Even the character of Bucky serves a dual purpose. In comics, and presumably in future movies, he serves as a constant reminder to Captain America that war takes its toll on friends and loved ones, motivating Cap's desire to place his friends' safety ahead of his own. But in Johnston's film, Bucky — idolized by weakling Steve Rogers before his superhuman transformation — also serves as a barometer against which to measure the extent of Rogers' evolution into Captain America. Bucky's mid-film exit, tragic as it is, may only be the prelude to his own movie spinoff if Johnston has his way.

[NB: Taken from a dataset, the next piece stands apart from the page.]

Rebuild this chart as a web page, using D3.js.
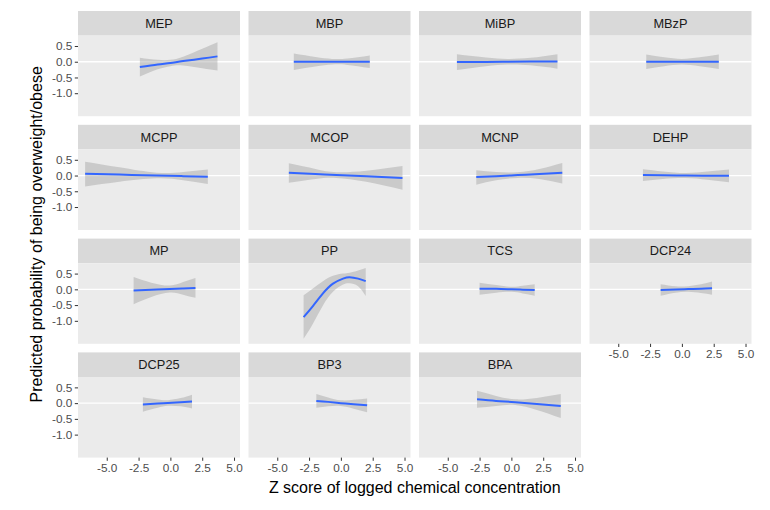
<!DOCTYPE html>
<html>
<head>
<meta charset="utf-8">
<script src="https://cdn.jsdelivr.net/npm/d3@7"></script>
<style>
  body { margin: 0; background: #fff; }
  text { font-family: "Liberation Sans", Arial, sans-serif; }
</style>
</head>
<body>
<div id="chart"></div>
<script>
// panel order (facet_wrap, 4 columns)
var chemicals = ["MEP", "MBP", "MiBP", "MBzP", "MCPP", "MCOP", "MCNP", "DEHP",
                 "MP", "PP", "TCS", "DCP24", "DCP25", "BP3", "BPA"];

// each row: [z score, fit, lower, upper]
var MEP   = [[-2.4,-0.17,-0.47,0.13],[-1,-0.09,-0.24,0.06],[0,-0.04,-0.14,0.06],[1,0.02,-0.12,0.16],[2.5,0.10,-0.21,0.41],[3.7,0.17,-0.28,0.62]];
var MBP   = [[-3.7,0,-0.26,0.26],[-2,0,-0.15,0.15],[-0.7,0,-0.09,0.09],[0.5,0,-0.10,0.10],[2.27,0,-0.2,0.2]];
var MiBP  = [[-4.28,-0.01,-0.26,0.24],[-2,-0.005,-0.145,0.135],[-0.3,0,-0.09,0.09],[1.5,0.005,-0.115,0.125],[3.62,0.01,-0.22,0.24]];
var MBzP  = [[-2.8,0,-0.23,0.23],[-1.4,0,-0.14,0.14],[0,0,-0.09,0.09],[1.4,0,-0.14,0.14],[2.9,0,-0.23,0.23]];
var MCPP  = [[-6.7,0.06,-0.35,0.44],[-4,0.03,-0.2,0.26],[-1.1,0,-0.09,0.09],[1,-0.02,-0.15,0.11],[2.94,-0.04,-0.27,0.19]];
var MCOP  = [[-4.09,0.09,-0.23,0.39],[-2,0.05,-0.11,0.21],[-0.35,0.015,-0.075,0.105],[2,-0.025,-0.2,0.15],[4.84,-0.08,-0.45,0.30]];
var MCNP  = [[-2.76,-0.05,-0.29,0.17],[-1.2,-0.02,-0.15,0.11],[0.5,0.015,-0.075,0.105],[2.2,0.05,-0.11,0.21],[4.0,0.09,-0.25,0.40]];
var DEHP  = [[-3.06,0.02,-0.17,0.2],[-1.5,0.01,-0.11,0.13],[0.3,0,-0.08,0.08],[2,-0.005,-0.135,0.125],[3.7,-0.01,-0.21,0.19]];
var MP    = [[-2.89,-0.04,-0.47,0.39],[-1.5,-0.015,-0.24,0.21],[-0.05,0.01,-0.10,0.12],[1,0.03,-0.17,0.23],[1.97,0.045,-0.27,0.36]];
var PP    = [[-2.93,-0.88,-1.57,-0.19],[-2.2,-0.53,-1.09,0.03],[-1.41,-0.13,-0.51,0.26],[-0.62,0.18,-0.08,0.43],[0.17,0.34,0.15,0.50],[0.69,0.385,0.19,0.53],[1.35,0.34,0.10,0.60],[1.95,0.26,-0.21,0.68]];
var TCS   = [[-2.5,0.02,-0.17,0.21],[-1.2,0.015,-0.105,0.135],[0,0,-0.08,0.08],[0.9,-0.01,-0.13,0.11],[1.83,-0.02,-0.2,0.16]];
var DCP24 = [[-1.67,-0.02,-0.2,0.16],[-0.5,-0.005,-0.105,0.095],[0.5,0.01,-0.08,0.10],[1.5,0.02,-0.12,0.16],[2.37,0.035,-0.175,0.245]];
var DCP25 = [[-2.16,-0.04,-0.27,0.19],[-1,-0.015,-0.145,0.115],[-0.2,0.005,-0.085,0.095],[0.8,0.03,-0.10,0.16],[1.7,0.05,-0.17,0.27]];
var BP3   = [[-1.93,0.07,-0.15,0.29],[-1,0.04,-0.10,0.18],[0,0,-0.09,0.09],[1,-0.035,-0.175,0.105],[2.06,-0.07,-0.29,0.15]];
var BPA   = [[-2.7,0.12,-0.15,0.39],[-1.2,0.07,-0.09,0.23],[0.3,0.03,-0.06,0.12],[2,-0.025,-0.215,0.165],[3.88,-0.09,-0.47,0.29]];

var xTicks = [-5, -2.5, 0, 2.5, 5];
var yTicks = [0.5, 0, -0.5, -1];

var curves = {MEP:MEP, MBP:MBP, MiBP:MiBP, MBzP:MBzP, MCPP:MCPP, MCOP:MCOP, MCNP:MCNP, DEHP:DEHP,
              MP:MP, PP:PP, TCS:TCS, DCP24:DCP24, DCP25:DCP25, BP3:BP3, BPA:BPA};

var width = 770, height = 510;
var ncol = 4,
    marginLeft = 78, marginTop = 11,
    pw = 162, colStep = 170.5,
    stripH = 24.6, ph = 80.6, rowStep = 113.8;

var svg = d3.select("#chart").append("svg")
    .attr("width", width)
    .attr("height", height);

var x = d3.scaleLinear().domain([-7.26, 5.47]).range([0, pw]);
var y = d3.scaleLinear().domain([-1.73, 0.83]).range([ph, 0]);

// plain hyphen minus like the R output
var fmt = function(d){ return d.toFixed(1); };

var line = d3.line()
    .x(function(d){ return x(d[0]); })
    .y(function(d){ return y(d[1]); })
    .curve(d3.curveNatural);

var band = d3.area()
    .x(function(d){ return x(d[0]); })
    .y0(function(d){ return y(d[2]); })
    .y1(function(d){ return y(d[3]); })
    .curve(d3.curveNatural);

var nrow = Math.ceil(chemicals.length / ncol);

function styleAxis(a){
    a.select(".domain").remove();
    a.selectAll("line").style("stroke", "#333");
    a.selectAll("text")
        .style("font-size", "11.8px")
        .style("fill", "#4d4d4d")
        .style("font-family", "Liberation Sans, Arial, sans-serif");
}

chemicals.forEach(function(name, i){
    var col = i % ncol, row = Math.floor(i / ncol);
    var px = marginLeft + col * colStep,
        py = marginTop + row * rowStep;

    var g = svg.append("g").attr("transform", "translate(" + px + "," + py + ")");

    // strip
    g.append("rect")
        .attr("width", pw).attr("height", stripH)
        .style("fill", "#d9d9d9");
    g.append("text")
        .attr("x", pw / 2).attr("y", stripH / 2 + 4.5)
        .attr("text-anchor", "middle")
        .style("font-size", "12.8px")
        .style("fill", "#1a1a1a")
        .text(name);

    var p = g.append("g").attr("transform", "translate(0," + stripH + ")");
    p.append("rect")
        .attr("width", pw).attr("height", ph)
        .style("fill", "#ebebeb");

    p.append("line")
        .attr("x1", 0).attr("x2", pw)
        .attr("y1", y(0)).attr("y2", y(0))
        .style("stroke", "#fff")
        .style("stroke-width", 1.3);

    var data = curves[name];
    p.append("path")
        .attr("d", band(data))
        .style("fill", "#999999")
        .style("fill-opacity", 0.4);
    p.append("path")
        .attr("d", line(data))
        .style("fill", "none")
        .style("stroke", "#3366ff")
        .style("stroke-width", 2);

    // y axis on first column
    if (col === 0) {
        var ya = p.append("g")
            .call(d3.axisLeft(y).tickValues(yTicks).tickFormat(fmt).tickSize(3.2).tickPadding(2.5));
        styleAxis(ya);
    }

    // x axis under the lowest panel of each column
    if (i + ncol >= chemicals.length) {
        var xa = p.append("g")
            .attr("transform", "translate(0," + ph + ")")
            .call(d3.axisBottom(x).tickValues(xTicks).tickFormat(fmt).tickSize(3.2).tickPadding(2.5));
        styleAxis(xa);
    }
});

var plotBottom = marginTop + (nrow - 1) * rowStep + stripH + ph;
var plotRight = marginLeft + (ncol - 1) * colStep + pw;

svg.append("text")
    .attr("x", (marginLeft + plotRight) / 2)
    .attr("y", 493)
    .attr("text-anchor", "middle")
    .style("font-size", "16px")
    .style("fill", "#000")
    .text("Z score of logged chemical concentration");

svg.append("text")
    .attr("transform", "translate(42," + (marginTop + plotBottom) / 2 + ") rotate(-90)")
    .attr("text-anchor", "middle")
    .style("font-size", "16px")
    .style("fill", "#000")
    .text("Predicted probability of being overweight/obese");
</script>
</body>
</html>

He's already expressed interest in directing a film based on the character Bucky becomes, a brainwashed assassin called the Winter Soldier.
Wisely, Johnston avoids bogging down Captain America with all of this exposition. Instead, he employs these character histories to inform the quickly paced film, offering each of his actors an unusually deep reservoir of backstory from which to draw on — to the movie's benefit. Despite the lengths to which Johnston telescopes much of the action (the film's storyline probably takes place over a number of years) the movie never feels rushed or unintelligible. Instead the portrayal of his compatriots gives Captain America a vibrancy and dynamism that demands — in spite of what the movie's final minutes have in store for the hero — some kind of a return to the WWII era in its inevitable sequel.